Of course, the union hasn’t approved the plan yet, and they are sure to not be pleased about their players having to play two more competitive games a season. (And if there’s an 18-game season, you can pretty much wipe out things like a 1,000-yard season as being any sort of benchmark for success.) And is certainly interesting that the league would consider putting the players through more wear and tear a day after announcing new rules to “protect” them.
Of course, Goodell has other things on his mind, like the fact that he might need to rule on Michael Vick’s status sooner rather than later. Vick left a federal prison yesterday for a bankruptcy hearing in Virginia, but the day was hardly successful. The AP reports that U.S. Department of Labor has filed complaints accusing Vick of illegally spending about $1.3 million in pension funds from one of his companies for personal reasons, including paying restitution in his dog fighting case.

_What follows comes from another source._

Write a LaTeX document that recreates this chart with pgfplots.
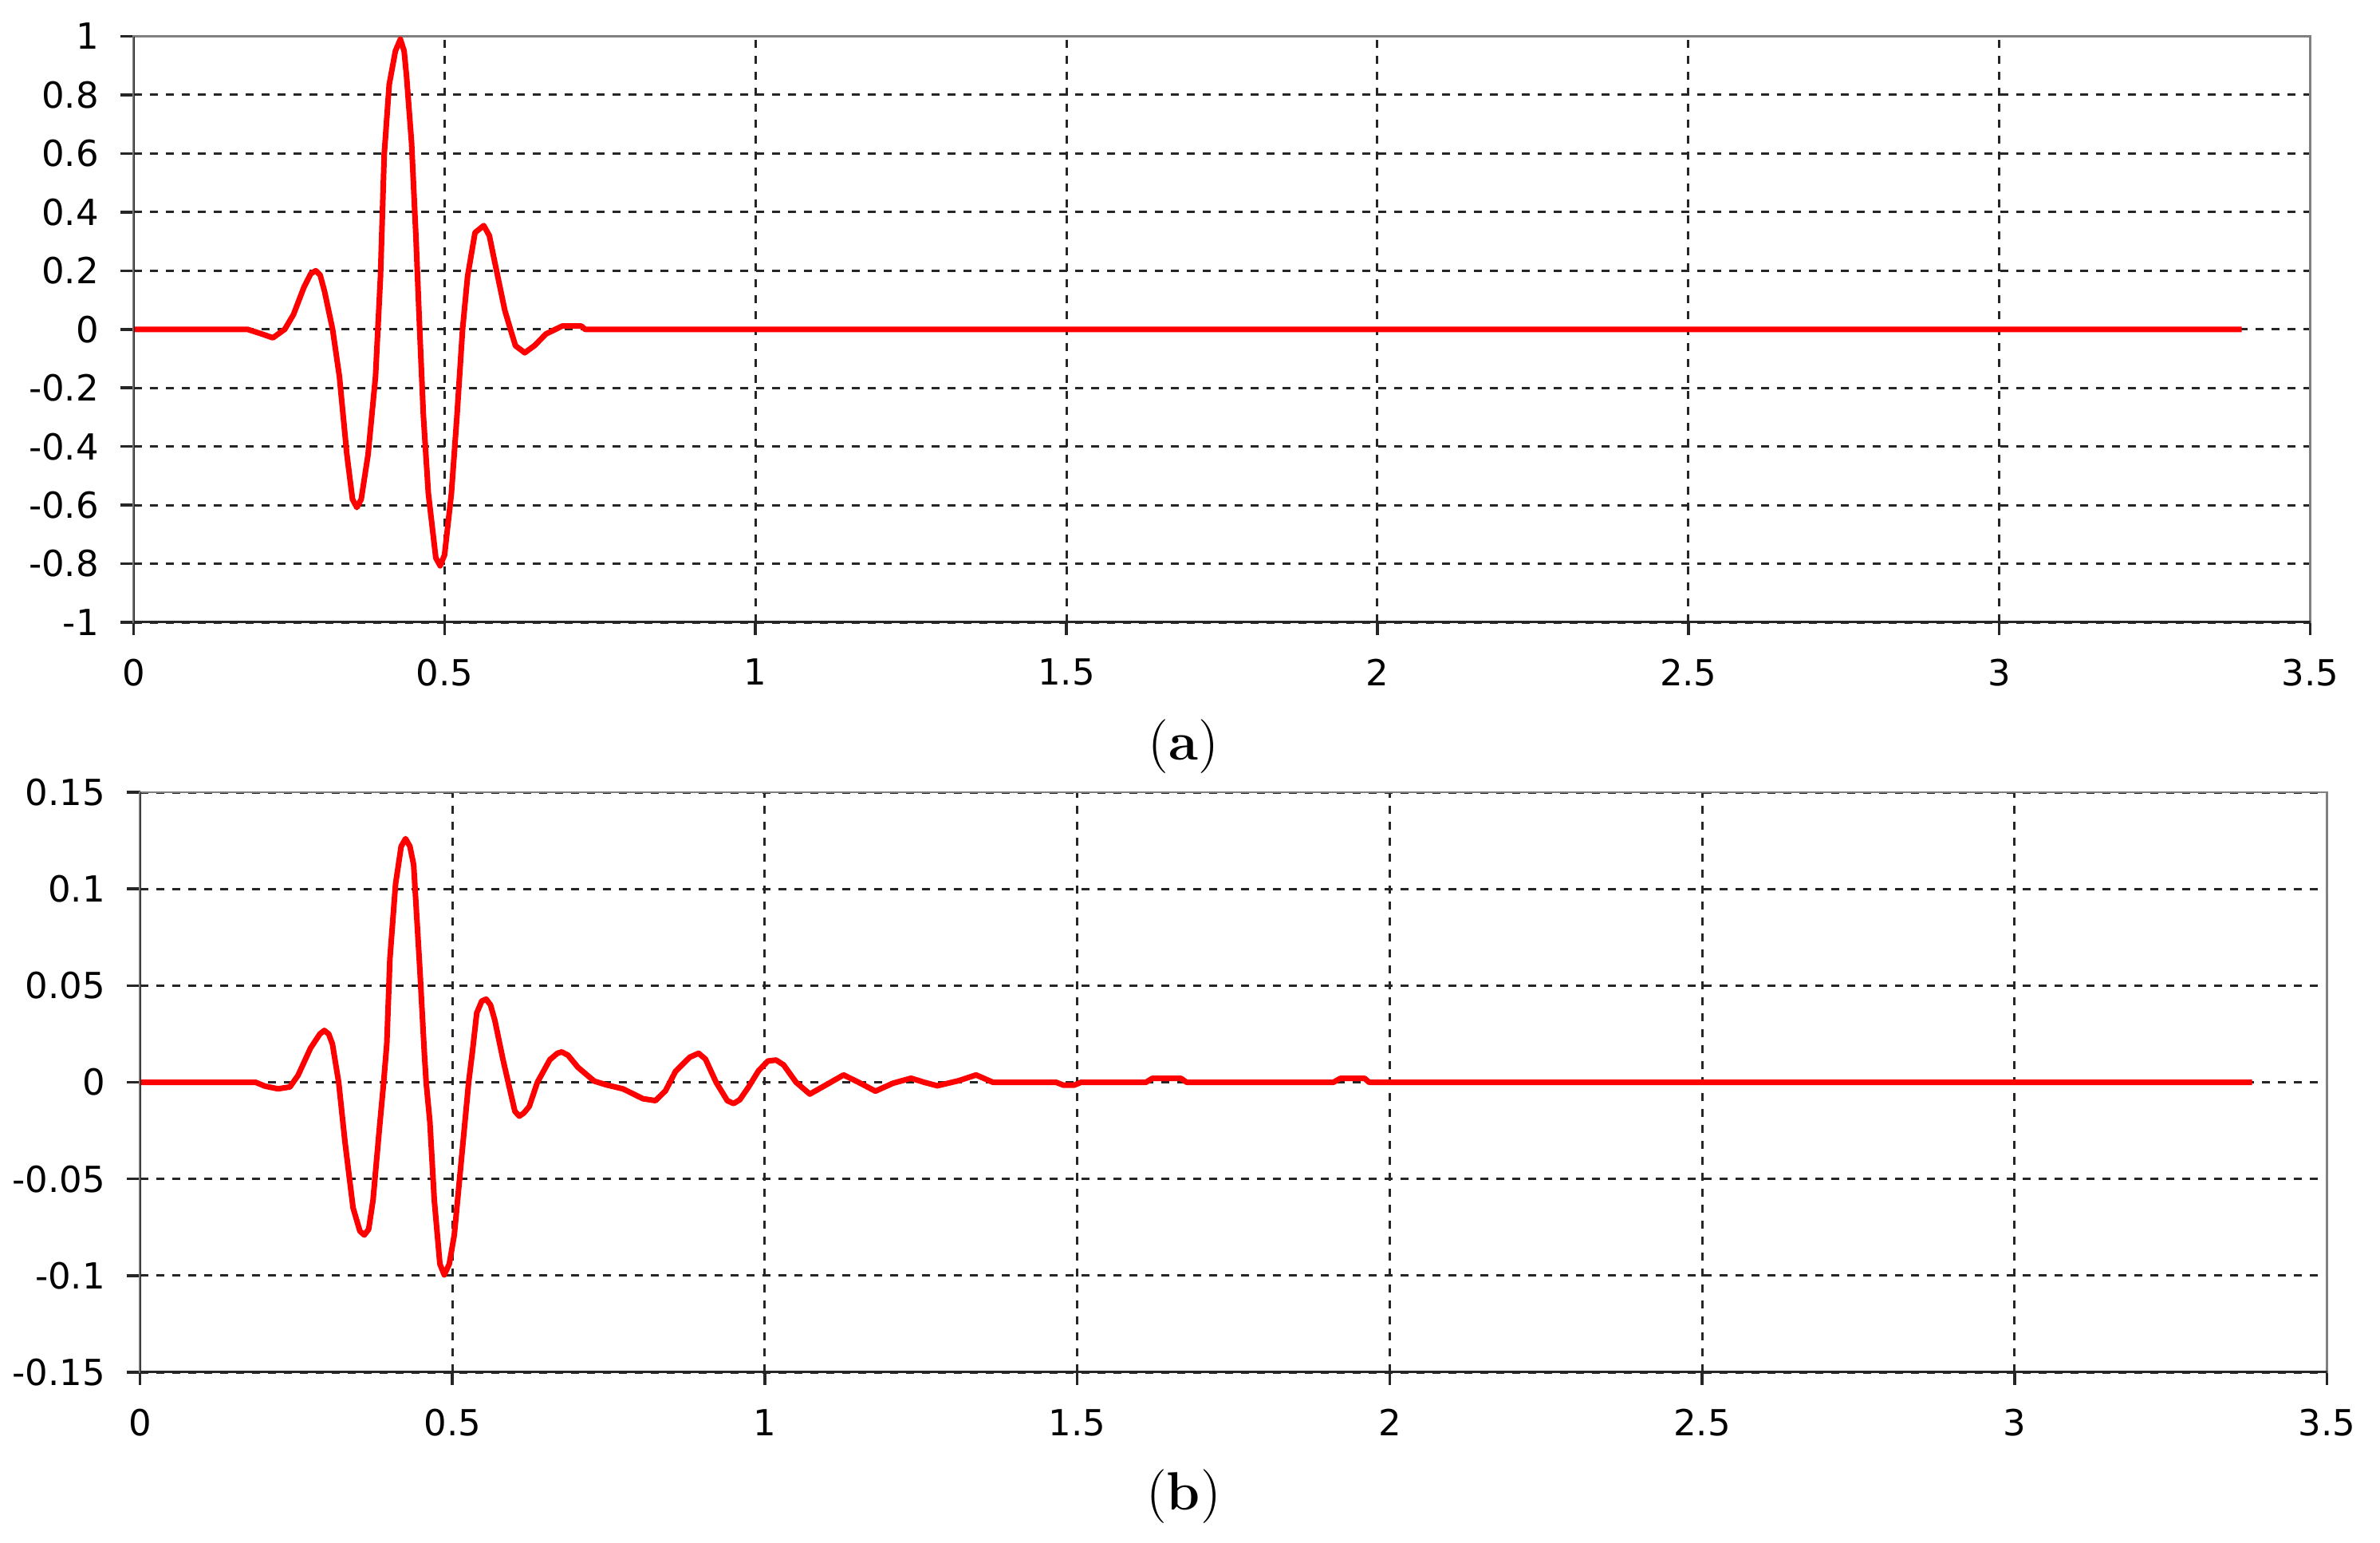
\documentclass[border=0pt]{standalone}
\usepackage{fontspec}
\usepackage{pgfplots}
\pgfplotsset{compat=1.18}
\newfontfamily\tickfont{DejaVu Sans}

\pgfplotsset{
  wave/.style={
    scale only axis,
    xmin=0, xmax=3.5,
    xtick={0,0.5,1,1.5,2,2.5,3,3.5},
    xticklabels={0,0.5,1,1.5,2,2.5,3,3.5},
    xmajorgrids, ymajorgrids,
    major grid style={black!85, line width=0.6pt, dash pattern=on 2pt off 2pt},
    axis line style={draw=black!50, line width=0.5pt},
    tick style={black!85, line width=0.7pt},
    major tick length=3.2pt,
    tick align=outside,
    xtick pos=lower, ytick pos=left,
    ticklabel style={font=\tickfont\fontsize{9}{11}\selectfont, text=black},
    xticklabel style={yshift=-2.5pt},
    yticklabel style={xshift=-2pt},
  },
  sig/.style={red, line width=1.4pt, line join=round},
}

\begin{document}
\begin{tikzpicture}
\useasboundingbox (0,0) rectangle (596.8pt,-386.6pt);

% (a)
\begin{axis}[wave,
    at={(33.5pt,-156pt)}, anchor=south west,
    width=545.8pt, height=146.9pt,
    ymin=-1, ymax=1,
    ytick={-1,-0.8,-0.6,-0.4,-0.2,0,0.2,0.4,0.6,0.8,1},
    yticklabels={-1,-0.8,-0.6,-0.4,-0.2,0,0.2,0.4,0.6,0.8,1},
]
\addplot[sig] coordinates {
(0,0)(0.183,0)(0.205,-0.015)(0.224,-0.029)(0.243,0)(0.257,0.05)(0.274,0.144)
(0.285,0.19)(0.293,0.2)(0.3,0.185)(0.307,0.13)(0.32,0)(0.331,-0.162)(0.343,-0.428)
(0.352,-0.58)(0.359,-0.608)(0.366,-0.58)(0.377,-0.428)(0.389,-0.162)(0.397,0.18)
(0.403,0.596)(0.411,0.835)(0.421,0.95)(0.429,0.99)(0.435,0.95)(0.439,0.862)
(0.447,0.636)(0.454,0.316)(0.46,0)(0.466,-0.295)(0.474,-0.561)(0.486,-0.78)
(0.493,-0.807)(0.5,-0.77)(0.511,-0.561)(0.52,-0.295)(0.529,0)(0.537,0.18)
(0.549,0.33)(0.563,0.354)(0.572,0.32)(0.58,0.237)(0.597,0.064)(0.606,0)
(0.614,-0.056)(0.629,-0.08)(0.645,-0.055)(0.663,-0.016)(0.689,0.011)(0.72,0.011)
(0.726,0)(3.39,0)
};
\draw[black!85, line width=0.7pt] (rel axis cs:0,1) -- (rel axis cs:0,0) -- (rel axis cs:1,0);
\end{axis}

% (b)
\begin{axis}[wave,
    at={(35.1pt,-344pt)}, anchor=south west,
    width=548.4pt, height=145.4pt,
    ymin=-0.15, ymax=0.15,
    ytick={-0.15,-0.1,-0.05,0,0.05,0.1,0.15},
    yticklabels={-0.15,-0.1,-0.05,0,0.05,0.1,0.15},
]
\addplot[sig] coordinates {
(0,0)(0.185,0)(0.2,-0.002)(0.221,-0.0034)(0.24,-0.0024)(0.253,0.0036)(0.273,0.0177)
(0.288,0.025)(0.295,0.0268)(0.302,0.025)(0.308,0.0198)(0.318,0)(0.328,-0.0306)
(0.341,-0.0649)(0.352,-0.077)(0.359,-0.079)(0.366,-0.076)(0.373,-0.0609)(0.383,-0.0246)
(0.39,0)(0.395,0.0198)(0.4,0.064)(0.409,0.1024)(0.418,0.122)(0.425,0.126)(0.432,0.122)
(0.438,0.1125)(0.448,0.058)(0.455,0.0157)(0.458,0)(0.464,-0.0206)(0.471,-0.0609)
(0.48,-0.094)(0.487,-0.0996)(0.495,-0.094)(0.503,-0.079)(0.513,-0.0448)(0.523,-0.0105)
(0.526,0)(0.532,0.0157)(0.539,0.0359)(0.547,0.042)(0.554,0.043)(0.561,0.04)(0.568,0.0319)
(0.581,0.0117)(0.591,-0.0024)(0.6,-0.015)(0.607,-0.0175)(0.614,-0.016)(0.623,-0.0125)
(0.636,0)(0.656,0.0117)(0.668,0.015)(0.675,0.0157)(0.685,0.014)(0.701,0.0077)
(0.727,0.0006)(0.747,-0.0014)(0.773,-0.0034)(0.805,-0.0085)(0.825,-0.0095)(0.841,-0.0044)
(0.857,0.0056)(0.88,0.013)(0.894,0.015)(0.905,0.012)(0.922,0)(0.94,-0.0095)(0.95,-0.011)
(0.96,-0.009)(0.974,-0.0024)(0.99,0.006)(1.005,0.011)(1.018,0.0115)(1.03,0.009)(1.05,0)
(1.072,-0.0061)(1.1,-0.001)(1.126,0.0038)(1.15,0)(1.177,-0.0046)(1.205,-0.0005)
(1.234,0.0021)(1.255,0)(1.276,-0.0018)(1.31,0.0008)(1.338,0.0038)(1.365,0)(1.466,0)
(1.478,-0.0015)(1.495,-0.0015)(1.506,0)(1.61,0)(1.62,0.002)(1.666,0.002)(1.675,0)
(1.91,0)(1.921,0.002)(1.96,0.002)(1.967,0)(3.38,0)
};
\draw[black!85, line width=0.7pt] (rel axis cs:0,1) -- (rel axis cs:0,0) -- (rel axis cs:1,0);
\end{axis}

\node[font=\fontsize{13.5}{16}\selectfont] at (296.8pt,-187.2pt) {(\textbf{a})};
\node[font=\fontsize{13.5}{16}\selectfont] at (296.8pt,-375.2pt) {(\textbf{b})};
\end{tikzpicture}
\end{document}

This should close any debate about who the stupidest person in America is. I wonder if the Clippers have room on their staff for him?
Some other sports news from last night that you might have missed if you were in Brussels waiting in line to use the restroom…and waiting…and waiting…
Our economy might be going down a drain, but that doesn’t mean we as Americans are too broke to engage in the American Dream: going to a baseball game and eating a hamburger the size of a kitten. The GRAND RAPIDS PRESS reports that the West Michigan Whitecaps will be debuting The Fifth Third Burger, a 4,800-calorie, four-pound behemoth that includes a one-pound bun, five patties and five slices of cheese. And a cup of chili for good measure.
Los Angeles TV and radio personality John Ireland made a hasty bet with James Worthy: if his UCLA Bruins didn’t advance as far as Worthy’s North Carolina Tar Heels in the NCAA Tournament, Ireland would sing the UNC fight song on TV. Bad idea, after the Bruins tanked against Villanova. Here are the unfortunate results - it’s like the drunk guy at karaoke who gets pressured into singing by his friends and spends his whole time on stage planning ways to kill them.
Scary stuff for Olympic gymnastic hero Shawn Johnson: NEWSDAY reports that a nutjob armed with two guns and duct tape tried to break into the set of “Dancing with the Stars” and “get to” Johnson and her dancing partner. To be fair, if she wasn’t interested in him, she shouldn’t have been sending subliminal messages to him through the TV and through ESP. Women.
Of all the things I would think to impersonate in a scam, a youth soccer referee wouldn’t be one of them. But DIRTY TACKLE says that’s just what some fake ref did in Northern Ireland, convincing three teams to give him a “match fee” before games he never reffed.
Apparently the NHL doesn’t like it when a goaltender pushes a referee and then shoots a puck at him: the TORONTO GLOBE AND MAIL says that Martin Gerber of the Toronto Maple Leafs has been suspended three games after going nuts Tuesday against the Washington Captials.
The Boston Celtics death spiral continues as the BOSTON GLOBE reports the Magic beat them 84-82 to edge closer to the No. 2 seed in the Eastern Conference. Is it too late to give last year’s MVP to Kevin Garnett since we know now just how much he means to this team?
I think it’s fair to say that the Dallas police officer who stopped Houston Texans RB Ryan Moats from being at his dying mother-in-law’s bedside - at the hospital parking lot, over a red light - should not just be suspended or fired, but drawn and quartered. SPORTS RUBBISH has the awful, infuriating details.
For some players, spring training is a chance to get in shape; for others, it’s a chance to hit the free buffet in the locker room every day. THE LOVE OF SPORTS looks at the Top 10 Overweight Baseball Players. Maybe they’ll win a free Fifth Third Burger for making it on the list?